Three charged objects are located t the vertices of a right triangle. Charge A (5*10^-6) has Cartesian coordinates (0,4; Charge B (-5.0*10^-6) is at the origin; charge c (+4.0*10^-6) has coordinates (5,0), where the coordinates are in meters. What is the net force on each charge.

Question

Ans: I found the charge on B by finding the force F(a to b) and similarly the hypotenuse force and using the cosine rule and sine rule i found the direction and the net charge but when i try the same on point charges A and C i do not get the answer. Where am i going wrong?

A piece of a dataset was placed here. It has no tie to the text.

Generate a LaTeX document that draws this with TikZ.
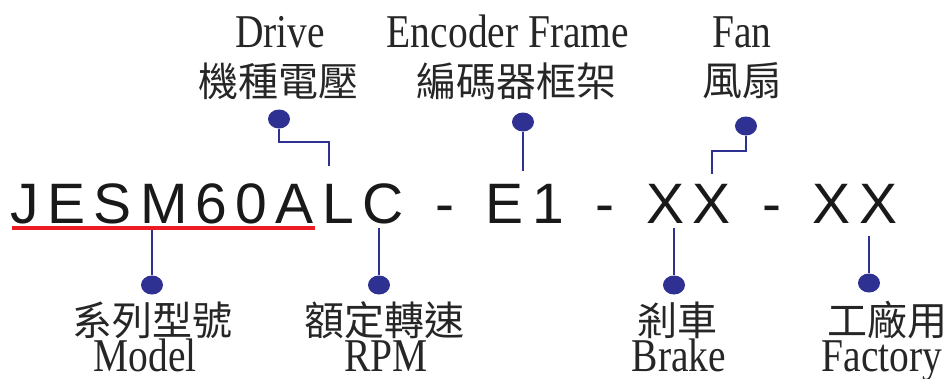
\documentclass[tikz,border=0pt]{standalone}
\usepackage{fontspec}
\usepackage{tikz}
\usetikzlibrary{shapes}
\newfontfamily\codefont[LetterSpace=14.6, WordSpace=1.31]{Liberation Sans}
\newfontfamily\latinfont[FakeStretch=0.84]{Liberation Serif}
\newfontfamily\hanzifont{Noto Sans CJK TC}
\definecolor{navy}{RGB}{46,49,146}
\definecolor{markred}{RGB}{237,28,36}
\tikzset{dot node/.style={ellipse, fill=navy, inner sep=0pt,
    minimum width=22pt, minimum height=19pt}}
\tikzset{code node/.style={anchor=base west, inner sep=0pt, text=black!90,
    font=\codefont\fontsize{57}{57}\selectfont}}
\tikzset{latin node/.style={anchor=base, inner sep=0pt, text=black!85,
    font=\latinfont\fontsize{47}{47}\selectfont}}
\tikzset{hanzi node/.style={inner sep=0pt, text=black!85,
    font=\hanzifont\fontsize{40}{40}\selectfont}}
\tikzset{regular edge/.style={draw=navy, line width=2pt}}
\tikzset{underline edge/.style={draw=markred, line width=4pt}}

\begin{document}
\begin{tikzpicture}
      [x=1pt, y=-1pt]
      \useasboundingbox (0,0) rectangle (950,378);
      \node [code node]   (code)    at (10.5, 223) {JESM60ALC - E1 - XX - XX};

      \node [latin node]  (top0)    at (280,  47) {Drive};
      \node [latin node]  (top1)    at (508,  47) {Encoder Frame};
      \node [latin node]  (top2)    at (742,  47) {Fan};
      \node [hanzi node]  (topzh0)  at (278,  81) {機種電壓};
      \node [hanzi node]  (topzh1)  at (516,  81) {編碼器框架};
      \node [hanzi node]  (topzh2)  at (742,  81) {風扇};
      \node [dot node]    (topdot0) at (279, 119) {};
      \node [dot node]    (topdot1) at (523, 122) {};
      \node [dot node]    (topdot2) at (746, 126) {};

      \node [dot node]    (botdot0) at (152, 285) {};
      \node [dot node]    (botdot1) at (379, 285) {};
      \node [dot node]    (botdot2) at (674, 285) {};
      \node [dot node]    (botdot3) at (869, 283) {};
      \node [hanzi node]  (botzh0)  at (152, 320) {系列型號};
      \node [hanzi node]  (botzh1)  at (384, 320) {額定轉速};
      \node [hanzi node]  (botzh2)  at (677, 320) {剎車};
      \node [hanzi node]  (botzh3)  at (887, 320) {工廠用};
      \node [latin node]  (bot0)    at (145, 371) {Model};
      \node [latin node]  (bot1)    at (386, 371) {RPM};
      \node [latin node]  (bot2)    at (679, 371) {Brake};
      \node [latin node]  (bot3)    at (882, 371) {Factory};

      \coordinate (bend0)  at (329, 142);
      \coordinate (tick0)  at (329, 166);
      \coordinate (tick1)  at (523, 171);
      \coordinate (bend2)  at (712, 151);
      \coordinate (tick2)  at (712, 174);
      \coordinate (tick3)  at (152, 230);
      \coordinate (tick4)  at (379, 228);
      \coordinate (tick5)  at (674, 228);
      \coordinate (tick6)  at (869, 236);
      \coordinate (mark0)  at ( 12, 228);
      \coordinate (mark1)  at (315, 228);

      \draw [underline edge] (mark0) -- (mark1);
      \draw [regular edge]   (topdot0) |- (bend0) -- (tick0);
      \draw [regular edge]   (topdot1) -- (tick1);
      \draw [regular edge]   (topdot2) |- (bend2) -- (tick2);
      \draw [regular edge]   (tick3) -- (botdot0);
      \draw [regular edge]   (tick4) -- (botdot1);
      \draw [regular edge]   (tick5) -- (botdot2);
      \draw [regular edge]   (tick6) -- (botdot3);
\end{tikzpicture}
\end{document}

Rumazza Student · Accepted Answer

The desired answers according to the textbook seem to be Fa=1.2 x 10^-2 N [W73 S]; Fa=1.6 x 10^-2 N [W63 S]; Fa=4.6 x 10^-3 N [W31 S];

Thing is, using those formulas I don't get the correct answers at all. From the triangle, we have a side with 4m, a side with 5m, and (Found using the Pythagorean theorem) a side with 6.4m. When using the formulas given I get Fa= 1.4x10^-2 N and the 73 degrees; then for the B i get the correct answers. For Fc I get 8.4x10^-3 and a 31 degree angle.... help

bobpursley · Answer

Pick a charge: Say B. Find Fab and Fac. Note: Fba=-Fab and Fca=-Fac

so you have now only one other force, Fbc. Fcb=-Fbc

So you have had to calculate only three pairs of charges.

The for magnitude, consider NOT using the trig resolutions, do this

Fa^2= Fab^2+Fac^2
Fb^2=Fba^2+Fbc^2
Fc^2=Fca^2+Fcb^2

That is it.